A log home is one of the most natural structures you can build. It is essentially organic.

The Marketing Fix: Lean into the green and clean aspects.

  • Chemical-Free: Highlight that the thermal mass of the logs reduces the need for heavy HVAC usage (energy efficiency) and that the materials are natural, not synthetic.
  • Biophilic Design: Explain the concept of biophilia—that humans feel calmer and happier when surrounded by natural materials. There is science backing the idea that living in a wood environment lowers cortisol levels.

For a stressed-out parent, the idea of a home that actively helps them relax and keeps their children healthy is a powerful selling point.

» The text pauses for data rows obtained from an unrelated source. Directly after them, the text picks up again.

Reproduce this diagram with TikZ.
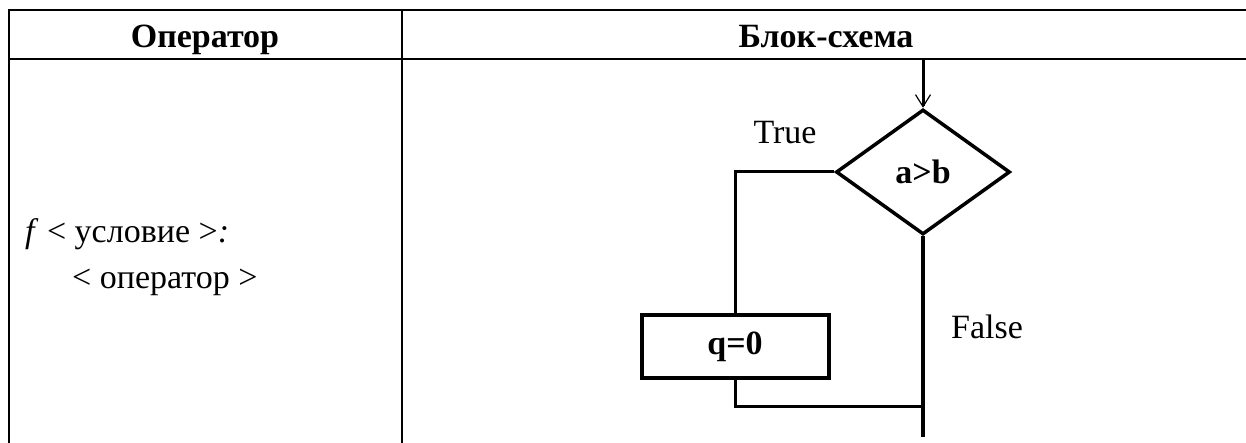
\documentclass[tikz,border=0pt]{standalone}
\usepackage{fontspec}
\setmainfont{Liberation Serif}
\usetikzlibrary{shapes.geometric,arrows.meta}

\begin{document}
\begin{tikzpicture}[x=1pt,y=-1pt,
  tablerule/.style={line width=2pt},
  flow/.style={line width=3pt},
  headtext/.style={font=\fontsize{34}{40}\selectfont\bfseries, anchor=base, inner sep=0pt},
  bodytext/.style={font=\fontsize{34}{40}\selectfont, anchor=base west, inner sep=0pt},
  decision/.style={diamond, draw, line width=3.5pt, minimum width=174pt,
    minimum height=125pt, inner sep=0pt, font=\fontsize{34}{40}\selectfont\bfseries},
  process/.style={rectangle, draw, line width=4pt, minimum width=187pt,
    minimum height=63pt, inner sep=0pt, font=\fontsize{34}{40}\selectfont\bfseries},
  flowlabel/.style={font=\fontsize{34}{40}\selectfont, inner sep=0pt},
]
\useasboundingbox (0,0) rectangle (1246,443);

% table frame
\draw[tablerule] (1246,10) -- (9,10) -- (9,443);
\draw[tablerule] (9,59) -- (1246,59);
\draw[tablerule] (402,10) -- (402,443);

% header
\node[headtext] (h1) at (205,48) {Оператор};
\node[headtext] (h2) at (826,48) {Блок-схема};

% operator syntax
\node[bodytext] (s1) at (25,243) {\textit{f} < условие >\textit{:}};
\node[bodytext] (s2) at (72,289) {< оператор >};

% flowchart
\coordinate (in) at (923,59);
\node[decision] (cond) at (923,172) {a>b};
\node[process] (act) at (735,346.5) {q=0};
\coordinate (join) at (923,406);
\coordinate (out) at (923,437);

\draw[flow, -{Straight Barb[length=12pt,width=15pt,line width=1.2pt]}] (in) -- (cond.north);
\draw[flow] (cond.west) -| (act.north);
\draw[flow, line width=3.5pt] (cond.south) -- (out);
\draw[flow] (act.south) |- (join);

\node[flowlabel] (t) at (785,133) {True};
\node[flowlabel] (f) at (987,327) {False};
\end{tikzpicture}
\end{document}
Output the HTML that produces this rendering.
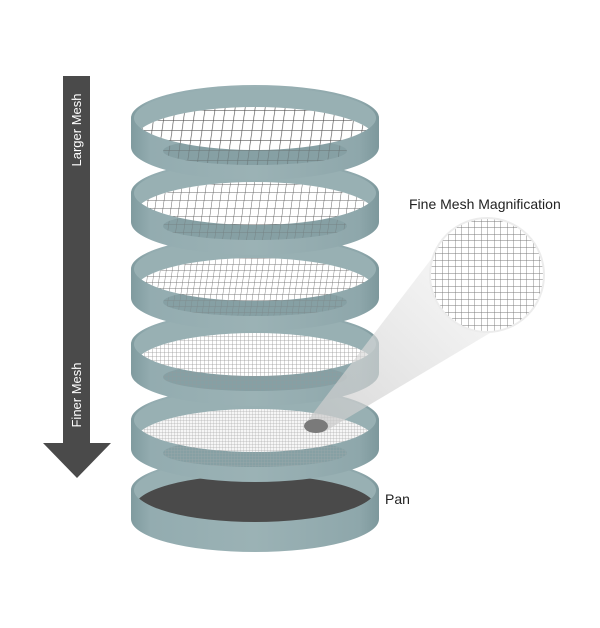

6. The Multi-Generational Appeal

Finally, housing costs are driving a return to multi-generational living. Families are looking for homes that can handle the nuclear family plus the grandparents coming to visit (or stay).

Log homes, with their common loft designs and finished walk-out basements, are perfectly suited for this.

The Marketing Fix: Showcase the separation of space. Show how the master suite is on the main floor (perfect for aging in place), while the kids take over the loft, and the in-laws have a private space in the basement. It’s a home that expands and contracts with the needs of the family.

Marketing to families requires empathy. They aren’t looking for a museum piece; they are looking for a backdrop for their lives. By shifting your focus from the technical specs of the joinery to the emotional benefits of the lifestyle—safety, connection, and health—you can show them that a log home isn’t just a place to vacation; it’s the best place to grow up.